Immaginate di ricevere a casa vostra la notifica di un decreto penale che condanna vostro figlio a due mesi di detenzione e relativa sospensione condizionale sul presupposto che qualche mese prima, in un supermercato, il pargolo abbia preso dallo scaffale una bibita in lattina, tirato la linguetta e bevuto un sorso. Sorpreso dalle telecamere, alla cassa sono intervenuti i vigilantes chiamando i carabinieri che, redatto verbale di denuncia per furto aggravato dalla violenza sulle cose (la linguetta strappata), lo hanno beatamente scodellato sul tavolo di un tribunale in cui, un giovane Gup (Giudice Udienza Preliminare) ha avallato tale contestazione, scritto e firmato il decreto che avete, oggi, in mano.

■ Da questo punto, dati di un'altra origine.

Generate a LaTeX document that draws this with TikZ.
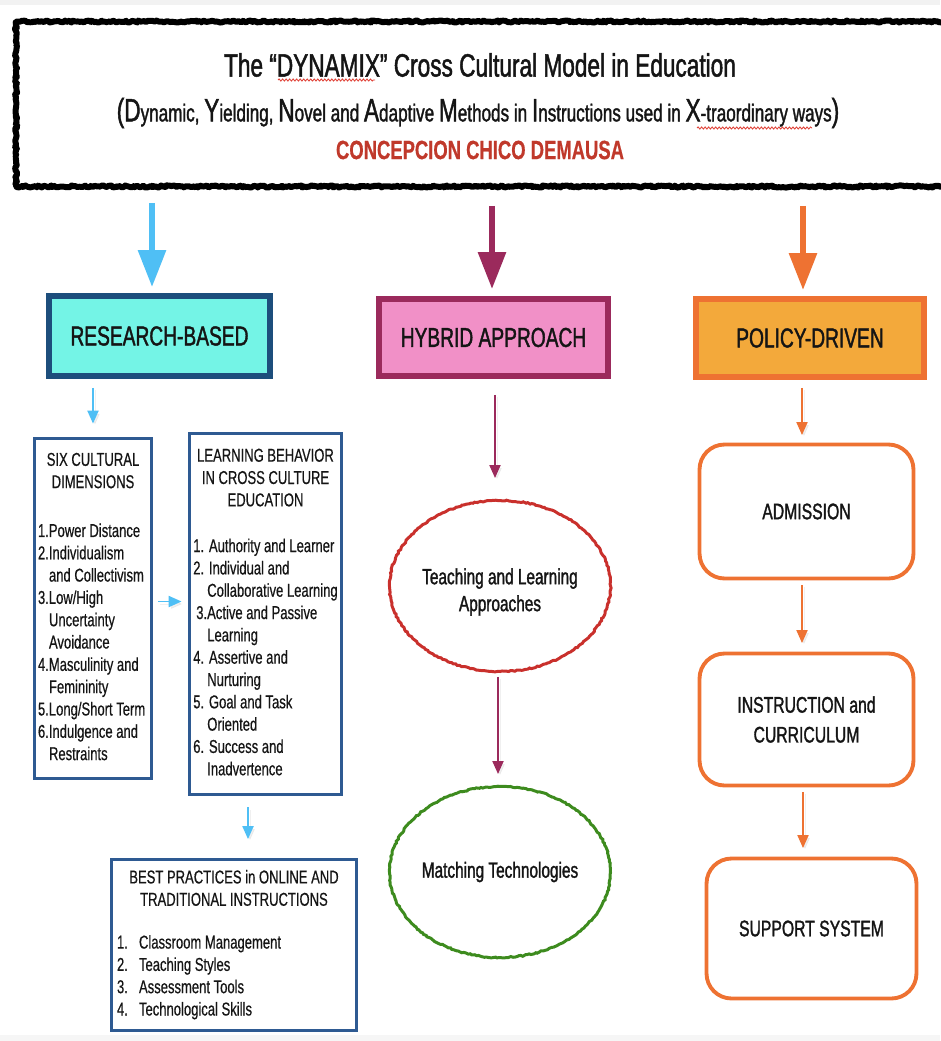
\documentclass[tikz,border=0pt]{standalone}
\usepackage{fontspec}
\setmainfont{Liberation Sans}[FakeStretch=0.7, FakeBold=0.5]
\newfontfamily\headfont{Liberation Sans}[FakeStretch=0.7, FakeBold=1.4]
\usepackage{tikz}
\usetikzlibrary{arrows.meta,calc,positioning,shapes.geometric,decorations.pathmorphing}
\definecolor{TextDark}{HTML}{151515}
\definecolor{NameRed}{HTML}{C0392B}
\definecolor{SpellRed}{HTML}{E0443A}
\definecolor{ResearchFill}{HTML}{74F4E6}
\definecolor{ResearchEdge}{HTML}{1D4E7C}
\definecolor{HybridFill}{HTML}{F190C7}
\definecolor{HybridEdge}{HTML}{9B2A5C}
\definecolor{PolicyFill}{HTML}{F3A93B}
\definecolor{PolicyEdge}{HTML}{EE7232}
\definecolor{ArrowBlue}{HTML}{4FBFF5}
\definecolor{ListEdge}{HTML}{2E5A92}
\definecolor{OvalRed}{HTML}{C9302C}
\definecolor{OvalGreen}{HTML}{3D8B1E}
\newcommand{\bigL}[1]{{\fontsize{18.4}{21}\selectfont #1}}
\newcommand{\ind}{\hspace*{0.22cm}}
\newcommand{\indb}{\hspace*{0.28cm}}
\newcommand{\num}[1]{\makebox[0.44cm][l]{#1}}
\newcommand{\hd}[1]{\multicolumn{1}{@{}c@{}}{#1}}
\newcommand{\hdw}[2]{\multicolumn{1}{@{}c@{}}{\makebox[#1]{#2}}}

\begin{document}
\begin{tikzpicture}[x=0.02cm, y=-0.02cm,
        every node/.style={text=TextDark},
        roughline/.style={decorate, decoration={random steps, segment length=1.2pt, amplitude=0.35pt}},
        titlebox/.style={draw=black, line width=3.4pt, line join=round, minimum width=18.68cm, minimum height=3.3cm,
            decorate, decoration={random steps, segment length=1pt, amplitude=0.6pt}},
        spellline/.style={SpellRed, line width=0.5pt, decorate, decoration={snake, segment length=2pt, amplitude=0.6pt}},
        headbox/.style={draw, line width=3.4pt, inner sep=0pt, font=\headfont\fontsize{15.6}{18}\selectfont},
        listbox/.style={draw=ListEdge, line width=1.6pt, inner sep=0pt, font=\fontsize{10.6}{12.7}\selectfont},
        ovalbox/.style={ellipse, draw, line width=1.7pt, inner sep=0pt, minimum width=4.42cm, minimum height=3.42cm, roughline},
        ovaltext/.style={align=center, font=\headfont\fontsize{12.5}{15.3}\selectfont},
        stepbox/.style={draw=PolicyEdge, line width=2.2pt, rounded corners=0.5cm, inner sep=0pt,
            minimum width=4.28cm, align=center, font=\headfont\fontsize{12.8}{17}\selectfont},
        arrowshade/.style={preaction={draw=black!30, opacity=0.2, transform canvas={shift={(0.04cm,-0.05cm)}}}},
        bigarrow/.style={line width=3.4pt, -{Triangle[width=0.54cm,length=0.74cm]}, arrowshade},
        thinarrow/.style={line width=1.1pt, -{Triangle[width=0.22cm,length=0.26cm]}, arrowshade}
    ]
    \useasboundingbox (0,0) rectangle (940,1041);
    \fill[gray!10] (0,0) rectangle (940,5);
    \fill[gray!7] (0,1035) rectangle (940,1041);

    \node[titlebox] (title) at (483,104) {};
    \node[font=\headfont\fontsize{18.4}{21}\selectfont] (tl1) at (480,65) {The “DYNAMIX” Cross Cultural Model in Education};
    \node[font=\headfont\fontsize{13.9}{16}\selectfont] (tl2) at (478,113) {\bigL{(D}ynamic, \bigL{Y}ielding, \bigL{N}ovel and \bigL{A}daptive \bigL{M}ethods in \bigL{I}nstructions used in \bigL{X}-traordinary ways\bigL{)}};
    \node[text=NameRed, font=\bfseries\fontsize{15}{18}\selectfont] (tl3) at (480,150) {CONCEPCION CHICO DEMAUSA};
    \draw[spellline] (278,80) -- (375,80);
    \draw[spellline] (697,128) -- (812,128);

    \node[headbox, draw=ResearchEdge, fill=ResearchFill, minimum width=4.42cm, minimum height=1.6cm] (rb) at (159.5,336) {RESEARCH-BASED};
    \node[headbox, draw=HybridEdge, fill=HybridFill, minimum width=4.58cm, minimum height=1.54cm] (hb) at (493.5,337.5) {HYBRID APPROACH};
    \node[headbox, draw=PolicyEdge, fill=PolicyFill, minimum width=4.56cm, minimum height=1.56cm] (pd) at (810,338) {POLICY-DRIVEN};

    \draw[bigarrow, ArrowBlue, shorten <=0.27cm, shorten >=0.12cm] ([xshift=-0.15cm]rb.north |- title.south) -- ([xshift=-0.15cm]rb.north);
    \draw[bigarrow, HybridEdge, shorten <=0.33cm, shorten >=0.14cm] ([xshift=-0.03cm]hb.north |- title.south) -- ([xshift=-0.03cm]hb.north);
    \draw[bigarrow, PolicyEdge, shorten <=0.33cm, shorten >=0.12cm] ([xshift=-0.14cm]pd.north |- title.south) -- ([xshift=-0.14cm]pd.north);

    \node[listbox, minimum width=2.34cm, minimum height=6.8cm] (six) at (93,608.5) {\begin{tabular}{@{}l@{}}
        \hdw{2.2cm}{SIX CULTURAL}\\\hd{DIMENSIONS}\\[0.53cm]
        1.Power Distance\\2.Individualism\\\ind and Collectivism\\3.Low/High\\\ind Uncertainty\\\ind Avoidance\\
        4.Masculinity and\\\ind Femininity\\5.Long/Short Term\\6.Indulgence and\\\ind Restraints
        \end{tabular}};
    \node[listbox, minimum width=3.04cm, minimum height=7.22cm] (learn) at (265.5,614) {\begin{tabular}{@{}l@{}}
        \hdw{2.84cm}{LEARNING BEHAVIOR}\\\hd{IN CROSS CULTURE}\\\hd{EDUCATION}\\[0.47cm]
        1. Authority and Learner\\2. Individual and\\\indb Collaborative Learning\\\hspace*{0.06cm}3.Active and Passive\\\indb Learning\\
        4. Assertive and\\\indb Nurturing\\5. Goal and Task\\\indb Oriented\\6. Success and\\\indb Inadvertence
        \end{tabular}};
    \node[listbox, minimum width=4.9cm, minimum height=3.42cm] (best) at (234,945) {\begin{tabular}{@{}l@{}}
        \hdw{4.68cm}{BEST PRACTICES in ONLINE AND}\\\hd{TRADITIONAL INSTRUCTIONS}\\[0.41cm]
        \num{1.}Classroom Management\\\num{2.}Teaching Styles\\\num{3.}Assessment Tools\\\num{4.}Technological Skills
        \end{tabular}};

    \draw[thinarrow, ArrowBlue, shorten <=0.18cm, shorten >=0.27cm] (six.north |- rb.south) -- (six.north);
    \draw[thinarrow, ArrowBlue, shorten <=0.11cm, shorten >=0.13cm] ([yshift=0.14cm]six.east) -- ([yshift=0.14cm]six.east -| learn.west);
    \draw[thinarrow, ArrowBlue, shorten <=0.23cm, shorten >=0.38cm] ([xshift=-0.35cm]learn.south) -- ([xshift=-0.35cm]learn.south |- best.north);

    \node[ovalbox, draw=OvalRed] (tla) at (500,586) {};
    \node[ovaltext] (tlatext) at ([yshift=-0.12cm]tla.center) {Teaching and Learning\\Approaches};
    \node[ovalbox, draw=OvalGreen] (mt) at (500,872) {};
    \node[ovaltext] (mttext) at (mt.center) {Matching Technologies};
    \draw[thinarrow, HybridEdge, shorten <=0.32cm, shorten >=0.42cm] ([xshift=-0.1cm]tla.north |- hb.south) -- ([xshift=-0.1cm]tla.north);
    \draw[thinarrow, HybridEdge, shorten <=0.08cm, shorten >=0.22cm] ([xshift=-0.04cm]tla.south) -- ([xshift=-0.04cm]mt.north);

    \node[stepbox, minimum height=2.68cm] (adm) at (806.5,511.5) {ADMISSION};
    \node[stepbox, minimum height=2.64cm] (inst) at (806.5,719.5) {INSTRUCTION and\\CURRICULUM};
    \node[stepbox, minimum width=4.2cm, minimum height=2.8cm] (sup) at (811.5,928.5) {SUPPORT SYSTEM};
    \draw[thinarrow, PolicyEdge, shorten <=0.16cm, shorten >=0.15cm] ([xshift=-0.09cm]adm.north |- pd.south) -- ([xshift=-0.09cm]adm.north);
    \draw[thinarrow, PolicyEdge, shorten <=0.09cm, shorten >=0.17cm] ([xshift=-0.09cm]adm.south) -- ([xshift=-0.09cm]inst.north);
    \draw[thinarrow, PolicyEdge, shorten <=0.09cm, shorten >=0.17cm] ([xshift=-0.07cm]inst.south) -- ([xshift=-0.07cm]inst.south |- sup.north);
\end{tikzpicture}
\end{document}
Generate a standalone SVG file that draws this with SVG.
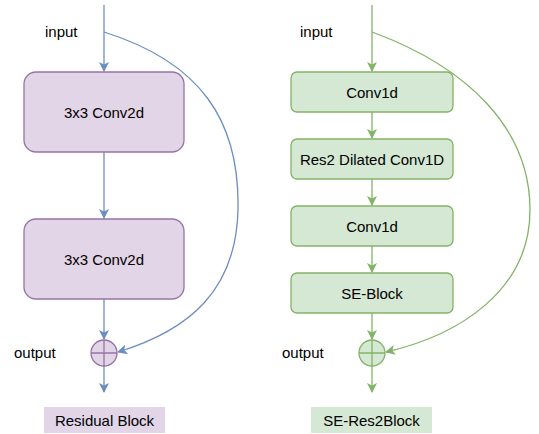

Immaginate di non essere un esperto di diritto ma di porvi la logica domanda se, strappando la linguetta per bere una bibita, tale atto è configurabile come violenza su una cosa (la lattina). Immaginate, infine, di dovere andare da una finanziaria, chiedere 5.000 euro in prestito per potersi presentare da un avvocato il quale dovrà opporsi al decreto e iniziare una battaglia giudiziaria. Immaginate, e poi non vi chiedo più nessuno sforzo, che infine dopo sei anni la Cassazione stabilisca che non era configurabile nessuna violenza sulle cose e che, mancando la querela della parte offesa per furto semplice, vostro figlio è definitivamente assolto.

Cosa vorreste dire a quel Gup? Vorrei molto che rispondessero i Davigo, i Tinti, i Sabelli non trincerandosi dietro la retorica difensiva del “bisogna conoscere gli atti” ma rispondendo con chiarezza ad una sola domanda: se una lattina che per essere bevuta necessita dello strappo della linguetta (elemento incontrovertibile) come si può, logicamente, giuridicamente e seriamente ipotizzare anche per un solo nanosecondo che esista la violenza sulla lattina nel momento in cui si strappa quella benedetta linguetta?

Vorrei anche che rispondessero oltre che su una storia banale e lineare come questa ad una seconda domanda: quel decreto di condanna reca con sé una possibile condotta grave o è un banale errore di interpretazione delle norme? Se, come sembra a me, quel Gup ha dato ampia dimostrazione di non leggere la denuncia, non riflettere su ciò che era accaduto, o semplicemente non porsi il problema se ciò che era accaduto corrispondesse ad una fattispecie piuttosto che ad un’altra mi si dice per quale barbaro motivo non debba pagare in prima persona? Per quale teorico espediente tale non curanza e superficialità non è assimilabile a colpa grave?

La vostra immaginazione riponetela pure: non si stratta di vostro figlio ma di un episodio realmente accaduto ad un cittadino marocchino nel 2008 su cui la Cassazione (sei anni di processi dopo) ha definitivamente detto stop.

Meno eclatante dei tanti casi di malagiustizia su cui la corporazione dei magistrati tace, questo episodio ci aiuta a cogliere e ad affermare che forse un giudice del genere andrebbe stoppato fin quando si occupa di furti in supermercati: un giorno occupandosi di altro, le ferite potrebbero essere ben più profonde: per la Giustizia, per la Magistratura e per i cittadini.